WASHINGTON -- Cato Institute Senior Fellow in Constitutional Studies Robert A. Levy, who has written extensively on the Microsoft antitrust case, issued the following statement on Friday's U.S. District Court ruling:

"Harm to `one or more competitors,' however severe, is not condemned by the Sherman Act in the absence of ... harm to consumers." With those words, federal judge Colleen Kollar-Kotelly pinpointed the driving force behind the Microsoft antitrust suit--an attempt by Microsoft's disgruntled rivals to use government for competitive advantage.

She went on to note that the attorneys general of the nine non-settling states offered "little, if any, legitimate justification" for the remedies they requested, which, for the most part, were "not supported by any economic analysis." Why, she wondered, would the states ask for relief "at this late stage . . . unrelated to [Microsoft's] monopoly market." Her answer: "Certain of Microsoft's competitors appear to be those who desire these provisions."

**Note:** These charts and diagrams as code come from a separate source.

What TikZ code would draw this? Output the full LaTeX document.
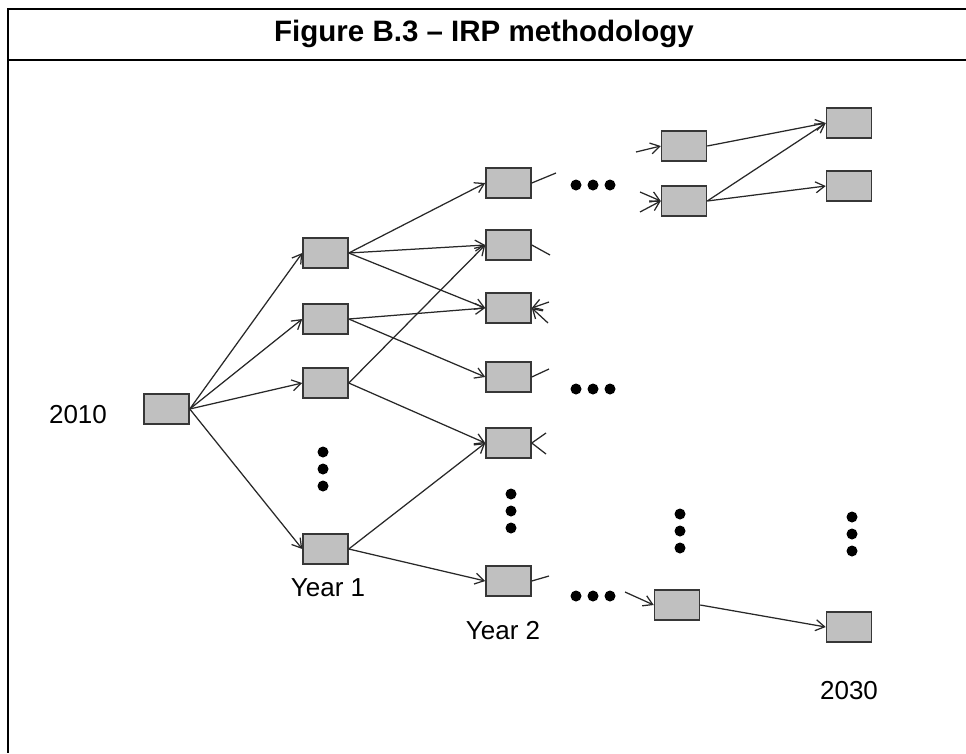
\documentclass[tikz,border=0pt]{standalone}
\usepackage{fontspec}
\setmainfont{Liberation Sans}
\usetikzlibrary{arrows.meta}
\definecolor{boxfill}{RGB}{192,192,192}
\definecolor{boxedge}{RGB}{55,55,55}
\definecolor{linkgray}{RGB}{40,40,40}
\begin{document}
\begin{tikzpicture}[x=1pt,y=-1pt,
    stagebox/.style={draw=boxedge,fill=boxfill,line width=1.5pt,minimum width=45pt,minimum height=30pt,inner sep=0pt},
    link/.style={draw=linkgray,line width=1.25pt},
    linkarrow/.style={link,-{Straight Barb[length=9pt,width=11pt,line width=1.25pt]}},
    yearlabel/.style={font=\fontsize{26}{30}\selectfont}]
  \useasboundingbox (0,0) rectangle (966,753);

  % Drawing frame and title
  \draw [line width=2.8pt,line join=miter] (966,9) -- (8,9) -- (8,753);
  \draw [line width=2.8pt] (8,60) -- (966,60);
  \node [font=\bfseries\fontsize{29.5}{34}\selectfont] (title) at (484,34) {Figure B.3 – IRP methodology};

  % Drawing boxes
  \node [stagebox] (start) at (166.5,409) {};
  \node [stagebox] (y1a) at (325.5,253) {};
  \node [stagebox] (y1b) at (325.5,319) {};
  \node [stagebox] (y1c) at (325.5,383) {};
  \node [stagebox] (y1d) at (325.5,549) {};
  \node [stagebox] (y2a) at (508.5,183) {};
  \node [stagebox] (y2b) at (508.5,245) {};
  \node [stagebox] (y2c) at (508.5,308) {};
  \node [stagebox] (y2d) at (508.5,377) {};
  \node [stagebox] (y2e) at (508.5,443) {};
  \node [stagebox] (y2f) at (508.5,581) {};
  \node [stagebox] (y3a) at (684,146) {};
  \node [stagebox] (y3b) at (684,201) {};
  \node [stagebox] (y3c) at (677,605) {};
  \node [stagebox] (y4a) at (849,123) {};
  \node [stagebox] (y4b) at (849,186) {};
  \node [stagebox] (y4c) at (849,627) {};

  % Drawing labels
  \node [yearlabel] (label2010) at (78,415) {2010};
  \node [yearlabel] (labelyear1) at (328,588) {Year 1};
  \node [yearlabel] (labelyear2) at (503,631) {Year 2};
  \node [yearlabel] (label2030) at (849,691) {2030};

  % Drawing links between years
  \foreach \t in {y1a,y1b,y1c,y1d}
    \draw [linkarrow] (start.east) -- (\t.west);
  \foreach \s/\t in {y1a/y2a,y1a/y2b,y1a/y2c,y1b/y2c,y1b/y2d,y1c/y2b,y1c/y2e,y1d/y2e,y1d/y2f,y3a/y4a,y3b/y4a,y3b/y4b,y3c/y4c}
    \draw [linkarrow] (\s.east) -- (\t.west);

  % Drawing loose ends
  \coordinate (outa) at (556,173);
  \coordinate (outb) at (550,255);
  \coordinate (inc1) at (549,302);
  \coordinate (inc2) at (548,323);
  \coordinate (outd) at (549,369);
  \coordinate (ine1) at (546,433);
  \coordinate (ine2) at (546,454);
  \coordinate (outf) at (549,576);
  \coordinate (inta) at (636,152);
  \coordinate (intb1) at (640,192);
  \coordinate (intb2) at (640,212);
  \coordinate (intc) at (625,592);
  \draw [link] (y2a.east) -- (outa);
  \draw [link] (y2b.east) -- (outb);
  \draw [linkarrow] (inc1) -- (y2c.east);
  \draw [linkarrow] (inc2) -- (y2c.east);
  \draw [link] (y2d.east) -- (outd);
  \draw [link] (ine1) -- (y2e.east) -- (ine2);
  \draw [link] (y2f.east) -- (outf);
  \draw [linkarrow] (inta) -- (y3a.west);
  \draw [linkarrow] (intb1) -- (y3b.west);
  \draw [linkarrow] (intb2) -- (y3b.west);
  \draw [linkarrow] (intc) -- (y3c.west);

  % Marking omitted stages
  \foreach \x/\y in {576/185,593/185,610/185,576/389,593/389,610/389,576/596,593/596,610/596,
                     323/452,323/469,323/486,511/494,511/511,511/528,
                     680/514,680/531,680/548,852/517,852/534,852/551}
    \fill (\x,\y) circle (5.5pt);
\end{tikzpicture}
\end{document}
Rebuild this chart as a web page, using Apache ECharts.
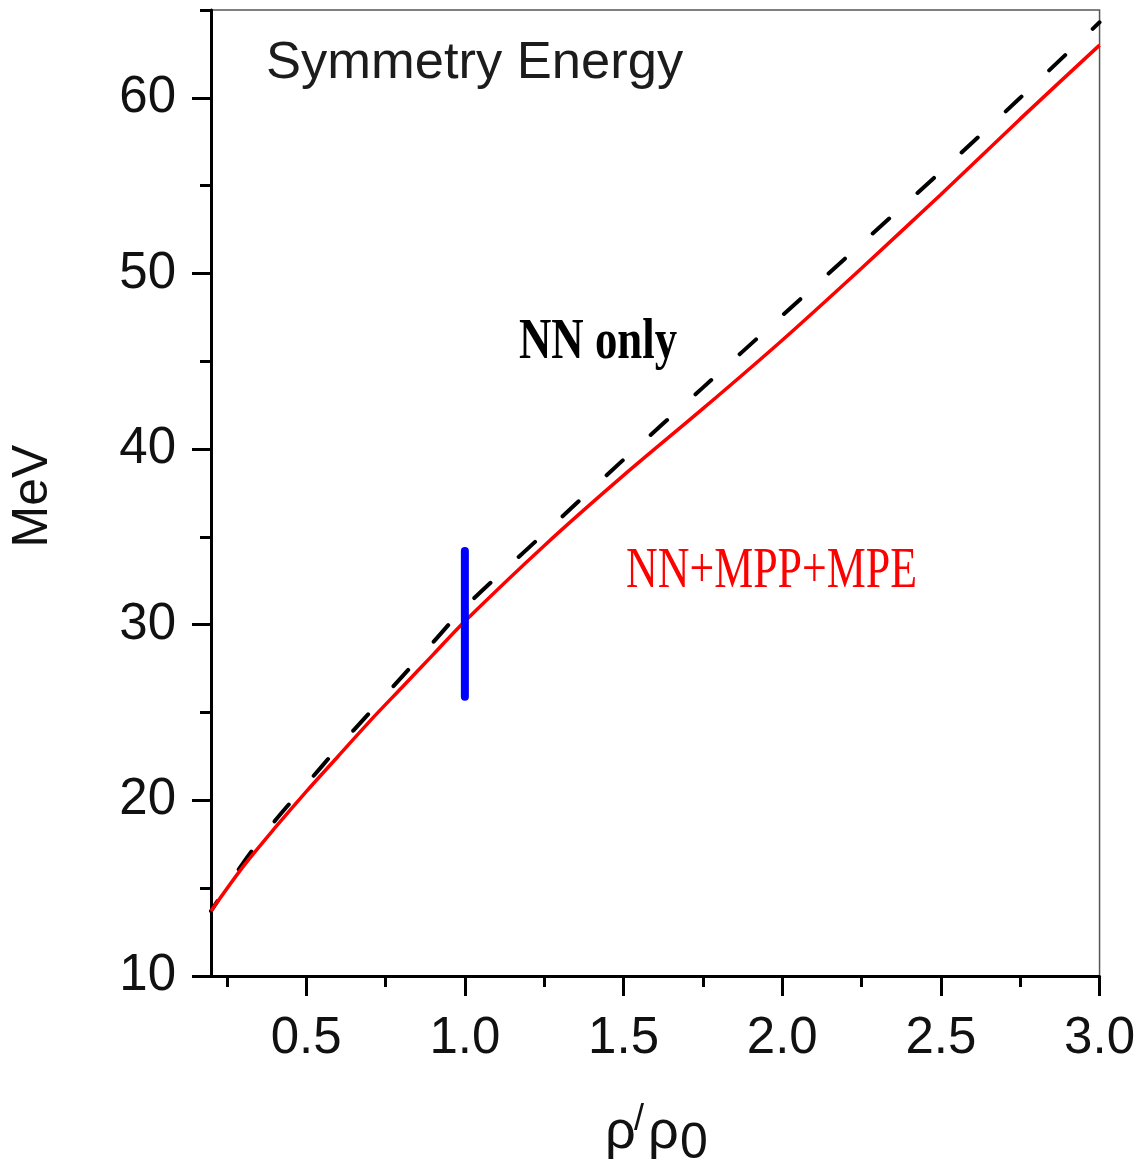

In effect, nine states tried to replace the United States as the enforcer of federal antitrust laws − seeking broader relief than the federal settlement afforded, based solely on their different view of the public interest. And they undertook that task at the behest of companies like Sun Microsystems, which plays a major role in the high-end server market, and AOL, which dominates Internet access, and Real Player, which rules the market for multimedia software.

All of that whining and political jockeying by Microsoft's giant rivals might be just grist for an intriguing tale of corporate cronyism, except that the cost of the litigation - in time, money, and diversion of executive resources - has been enormous. Microsoft's shareholders suffered an erosion of market value measured in hundreds of billions of dollars. Indeed, Microsoft stock plummeted $80 billion in a single day--April 3, 2000, when Judge Thomas Penfield Jackson issued his mostly-overturned conclusions of law. Contrast that one-day loss with the mere $60 billion that disappeared from investor portfolios as a result of the entire Enron debacle.

Judge Kollar-Kotelly has taken a major step to shut down this unjustified and wasteful litigation. Perhaps now, our nation's most creative entrepreneurs can return to designing the kinds of innovative products that have propelled economic growth.